What You See What Usually Caused It What To Do Next Time
You ran out of milk mid-pour Cold milk start was too low for your cup and buffer Add 15–30 ml cold milk to your start level
You had lots left in the pitcher Cold milk start was too high Reduce start by 15–45 ml
Milk turned stiff and foamy Stretch phase lasted too long Shorten the surface “air” time
Big bubbles on top Wand too high, not enough vortex Sink tip slightly, aim for a tight whirlpool
Milk tastes flat, less sweet Milk got too hot Stop earlier, pour sooner after steaming
Latte art washes out fast Milk too thin or not mixed well Swirl longer, keep texture glossy, add a small buffer
Milk heats way too fast Too little milk for your steam power Use a smaller pitcher or increase milk by 15–30 ml

Food Safety Notes That Matter At Home

Steaming milk for a latte is usually a “make it, drink it” situation, so hot-holding rules rarely come into play. The bigger risk at home is letting milk sit out, then reusing it, or leaving the steam wand dirty between drinks.

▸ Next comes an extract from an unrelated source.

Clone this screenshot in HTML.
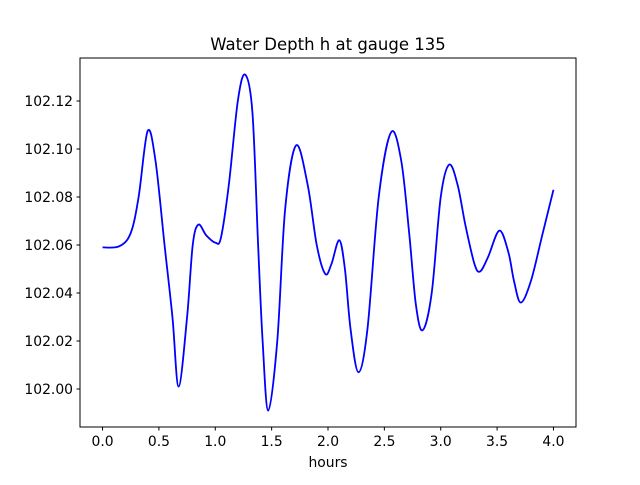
<!DOCTYPE html>
<html><head><meta charset="utf-8"><style>
body{margin:0;background:#fff;}
svg text{font-family:"DejaVu Sans","Liberation Sans",sans-serif;fill:#000;}
</style></head><body>
<svg id="chart" width="640" height="480">
<rect x="0" y="0" width="640" height="480" fill="#fff"/>
<text x="328" y="50" font-size="16.5" text-anchor="middle">Water Depth h at gauge 135</text>
<g id="xt"></g>
<g id="yt"></g>
<path id="line" fill="none" stroke="#0000ff" stroke-width="1.8"/>
<rect x="80" y="58" width="496" height="369" fill="none" stroke="#000" stroke-width="1"/>
<text x="328" y="467" font-size="13.9" text-anchor="middle">hours</text>
</svg>
<script>
const times=[0,0.15,0.25,0.32,0.4,0.47,0.55,0.62,0.675,0.75,0.8,0.85,0.92,1.0,1.05,1.12,1.2,1.265,1.33,1.38,1.42,1.47,1.55,1.62,1.717,1.82,1.9,1.975,2.03,2.1,2.15,2.2,2.27,2.35,2.45,2.56,2.65,2.72,2.78,2.84,2.92,3.0,3.075,3.15,3.22,3.3,3.35,3.42,3.52,3.6,3.65,3.71,3.8,3.9,4.0];
const depths=[102.059,102.0595,102.065,102.08,102.1075,102.095,102.06,102.03,102.001,102.03,102.06,102.0685,102.064,102.061,102.063,102.085,102.12,102.131,102.115,102.06,102.02,101.991,102.02,102.075,102.1015,102.085,102.06,102.048,102.052,102.062,102.05,102.025,102.007,102.025,102.08,102.107,102.095,102.065,102.035,102.0245,102.04,102.08,102.0935,102.085,102.068,102.052,102.049,102.055,102.066,102.057,102.045,102.036,102.045,102.064,102.083];
const xTicks=[0,0.5,1,1.5,2,2.5,3,3.5,4];
const xTickLabels=["0.0","0.5","1.0","1.5","2.0","2.5","3.0","3.5","4.0"];
const yTicks=[102.00,102.02,102.04,102.06,102.08,102.10,102.12];
const yTickLabels=["102.00","102.02","102.04","102.06","102.08","102.10","102.12"];
const X0=80,X1=576,Y0=427,Y1=58,xmin=-0.2,xmax=4.2,ymin=101.98417,ymax=102.13792;
const sx=t=>X0+(t-xmin)/(xmax-xmin)*(X1-X0);
const sy=v=>Y0-(v-ymin)/(ymax-ymin)*(Y0-Y1);
const NS="http://www.w3.org/2000/svg";
const xt=document.getElementById('xt'),yt=document.getElementById('yt');
xTicks.forEach((t,i)=>{
 const l=document.createElementNS(NS,'line');
 l.setAttribute('x1',sx(t));l.setAttribute('x2',sx(t));l.setAttribute('y1',427);l.setAttribute('y2',430.5);l.setAttribute('stroke','#000');
 
 
 xt.appendChild(l);
 const tx=document.createElementNS(NS,'text');
 tx.setAttribute('x',sx(t));tx.setAttribute('y',446);tx.setAttribute('font-size','13.9');tx.setAttribute('text-anchor','middle');
 tx.textContent=xTickLabels[i];
 
 
 xt.appendChild(tx);
});
yTicks.forEach((v,i)=>{
 const l=document.createElementNS(NS,'line');
 l.setAttribute('x1',76.5);l.setAttribute('x2',80);l.setAttribute('y1',sy(v));l.setAttribute('y2',sy(v));l.setAttribute('stroke','#000');
 
 
 yt.appendChild(l);
 const tx=document.createElementNS(NS,'text');
 tx.setAttribute('x',73);tx.setAttribute('y',sy(v)+5);tx.setAttribute('font-size','13.9');tx.setAttribute('text-anchor','end');
 tx.textContent=yTickLabels[i];
 
 
 yt.appendChild(tx);
});
const P=times.map((t,i)=>[sx(t),sy(depths[i])]);
let d='M'+P[0][0]+','+P[0][1];
for(let i=0;i<P.length-1;i++){
 const p0=P[i-1]||P[i],p1=P[i],p2=P[i+1],p3=P[i+2]||P[i+1];
 const c1=[p1[0]+(p2[0]-p0[0])/6,p1[1]+(p2[1]-p0[1])/6];
 const c2=[p2[0]-(p3[0]-p1[0])/6,p2[1]-(p3[1]-p1[1])/6];
 d+=` C${c1[0]},${c1[1]} ${c2[0]},${c2[1]} ${p2[0]},${p2[1]}`;
}
document.getElementById('line').setAttribute('d',d);
</script>
</body></html>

Use cold milk, steam once, then toss what’s left. Wipe and purge the wand right after steaming so milk doesn’t bake onto the tip. If you’re curious about the broader time-and-temperature thinking that food businesses use, the FDA’s model code is the reference many local rules are built from. FDA Food Code overview is the official starting point for that topic.

One-Minute Checklist For Your Next Latte

If you want a simple routine you can repeat without thinking too hard, use this.

  1. Pick your cup size and your usual shot size.
  2. Start with cold milk that matches the cup range (5–7 oz for many 10–12 oz lattes).
  3. Fill the pitcher near the spout base, not near the rim, so there’s room for expansion.
  4. Stretch briefly at the start, then move into a steady vortex.
  5. Stop heating once the pitcher is too hot to hold comfortably for more than a second or two.
  6. Tap once, swirl until glossy, then pour right away.
  7. If you had leftovers, drop your start by 15–45 ml next time. If you ran short, add 15–30 ml.

After three lattes, you’ll usually land on a personal “goldilocks” amount for your cup and pitcher. Write it down once. Then you can stop eyeballing the carton and start pouring with confidence.